By breaking up the equation into steps, students can understand the role of numbers and how they can be broken up into smaller numbers in order to make math easier. By starting on the right side with 387, students can move to the left (addition would move to the right) by blocks of numbers that they understand. In the picture to the right, 146 is broken up into three parts: 100, 40, and 6.  As students subtract the numbers and move along the line to the left, they arrive at 241. This method is known as the Partial Subtraction, which is subtracting from the greatest to the least place value.

Compensation Subtraction
Another method of approaching this problem is known as the Compensation Subtraction method. This method involves making a friendly number. By adding 4 to 146, students might have an easier way of solving the problem. 387-150 may appear less daunting than 387-150 and students may prefer this method. It is important to note that the 4 added to 146 needs to be subtracted at the end to balance the equation; when you borrow, you must return.

Constant Difference Subtraction
Much like the compensation method, the Constant Different Subtraction method involves making a friendly number. Unlike the compensation method, however, the equation isn't balance out at the end. If you add 4 to 146, you need to minus 4 from 387. The equation will read 383-150, but the answer will still be the same. Some students may prefer this over the compensation method, but both are equally acceptable.

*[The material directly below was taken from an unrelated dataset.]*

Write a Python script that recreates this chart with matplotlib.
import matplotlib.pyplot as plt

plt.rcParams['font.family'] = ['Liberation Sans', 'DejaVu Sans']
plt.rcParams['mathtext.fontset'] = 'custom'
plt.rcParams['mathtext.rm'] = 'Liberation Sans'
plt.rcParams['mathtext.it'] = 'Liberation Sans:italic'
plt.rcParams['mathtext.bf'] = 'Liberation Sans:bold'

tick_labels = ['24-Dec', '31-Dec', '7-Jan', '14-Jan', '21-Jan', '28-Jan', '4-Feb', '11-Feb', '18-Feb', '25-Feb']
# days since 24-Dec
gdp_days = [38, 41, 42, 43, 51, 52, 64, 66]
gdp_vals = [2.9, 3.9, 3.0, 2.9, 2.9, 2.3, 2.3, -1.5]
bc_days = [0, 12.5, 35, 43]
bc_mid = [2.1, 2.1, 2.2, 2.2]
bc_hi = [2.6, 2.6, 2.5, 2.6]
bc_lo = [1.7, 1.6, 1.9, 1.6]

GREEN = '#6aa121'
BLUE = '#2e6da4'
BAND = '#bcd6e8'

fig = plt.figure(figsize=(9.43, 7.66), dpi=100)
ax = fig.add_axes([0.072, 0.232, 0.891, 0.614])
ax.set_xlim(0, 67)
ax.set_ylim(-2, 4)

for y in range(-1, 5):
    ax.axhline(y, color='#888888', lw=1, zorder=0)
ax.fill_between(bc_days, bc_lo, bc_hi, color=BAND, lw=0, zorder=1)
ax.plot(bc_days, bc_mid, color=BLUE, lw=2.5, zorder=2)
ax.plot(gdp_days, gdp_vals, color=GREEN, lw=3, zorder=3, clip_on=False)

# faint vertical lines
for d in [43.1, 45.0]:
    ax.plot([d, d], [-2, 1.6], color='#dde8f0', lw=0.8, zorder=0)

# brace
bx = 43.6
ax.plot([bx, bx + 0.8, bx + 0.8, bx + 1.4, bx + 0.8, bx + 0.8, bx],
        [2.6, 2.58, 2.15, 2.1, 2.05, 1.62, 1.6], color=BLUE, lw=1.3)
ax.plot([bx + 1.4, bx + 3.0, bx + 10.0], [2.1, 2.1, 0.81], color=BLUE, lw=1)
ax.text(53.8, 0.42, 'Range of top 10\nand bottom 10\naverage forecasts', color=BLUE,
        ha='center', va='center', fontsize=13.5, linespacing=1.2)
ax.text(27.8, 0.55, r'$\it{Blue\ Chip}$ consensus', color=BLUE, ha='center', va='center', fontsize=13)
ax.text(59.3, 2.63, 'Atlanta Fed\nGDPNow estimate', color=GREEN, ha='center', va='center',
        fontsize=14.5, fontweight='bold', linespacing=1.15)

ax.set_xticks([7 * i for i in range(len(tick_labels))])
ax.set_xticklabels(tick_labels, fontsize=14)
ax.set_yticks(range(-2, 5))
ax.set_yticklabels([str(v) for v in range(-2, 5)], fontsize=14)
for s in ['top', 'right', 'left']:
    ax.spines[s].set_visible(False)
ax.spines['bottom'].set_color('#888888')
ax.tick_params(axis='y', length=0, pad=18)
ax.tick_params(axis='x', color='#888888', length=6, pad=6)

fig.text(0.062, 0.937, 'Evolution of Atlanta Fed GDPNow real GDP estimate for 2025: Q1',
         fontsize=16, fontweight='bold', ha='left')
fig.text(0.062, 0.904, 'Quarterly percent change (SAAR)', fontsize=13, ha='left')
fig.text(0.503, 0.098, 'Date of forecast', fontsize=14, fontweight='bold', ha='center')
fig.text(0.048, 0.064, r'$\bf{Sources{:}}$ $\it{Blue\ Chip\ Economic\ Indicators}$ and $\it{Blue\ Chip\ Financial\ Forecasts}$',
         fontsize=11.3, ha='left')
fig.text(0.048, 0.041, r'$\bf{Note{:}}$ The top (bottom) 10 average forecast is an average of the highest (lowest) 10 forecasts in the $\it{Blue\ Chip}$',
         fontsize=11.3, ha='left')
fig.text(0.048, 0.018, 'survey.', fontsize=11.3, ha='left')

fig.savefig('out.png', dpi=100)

During my placement I have been given the opportunity to watch students during their math class to see how they answer questions. While I helped students get to the right answer, I was surprised to see many using methods that I was never taught. The class I have been placed in is a grade eight elementary class and they are just beginning to learn the basics of algebra. Understanding the role of symbols within math can be challenging to many students. I was surprised to see that visual manipulatives formed the basis for many students' understanding. Breaking down the problem in front of the students is an extremely effective method and can be used at any grade. Another thing I noticed is that while my teaching associate promoted several approaches, he made it necessary for students to understand more than one method and use several on tests and quizzes.

Learning Mathematics all over again!

Welcome to my math blog! My name is Brandon and this blog is about learning how to teach Junior/ Intermediate level mathematics. In this blog I will be posting my experiences with learning mathematics and the approaches to math that I am currently learning. A lot of people say "I'm not a math person". I've caught myself saying this a few times and I'm starting to understand that this feeling about math derives from my experience with learning. Learning math was hard growing up, and I expect that re-learning math and how to teach math is going to take some time. I was always taught that there is one right answer and that there is a certain process or formula that needs to be followed, which is not the case anymore. I'm learning that even basic addition and subtraction can be learned through several teaching strategies. Understanding that there are different ways for students to understand math will hopefully allow me to teach students effectively. 

Here is a picture of some simple addition that caused some confusion. Everyone in the class knew that 272 + 272 = 544. However, our methods of arriving at this conclusion were challenged. Students may not understand one method, yet understand another. When teaching math, it is important to teach several strategies to ensure that students fully understand concepts and are not just regurgitating a formula or process.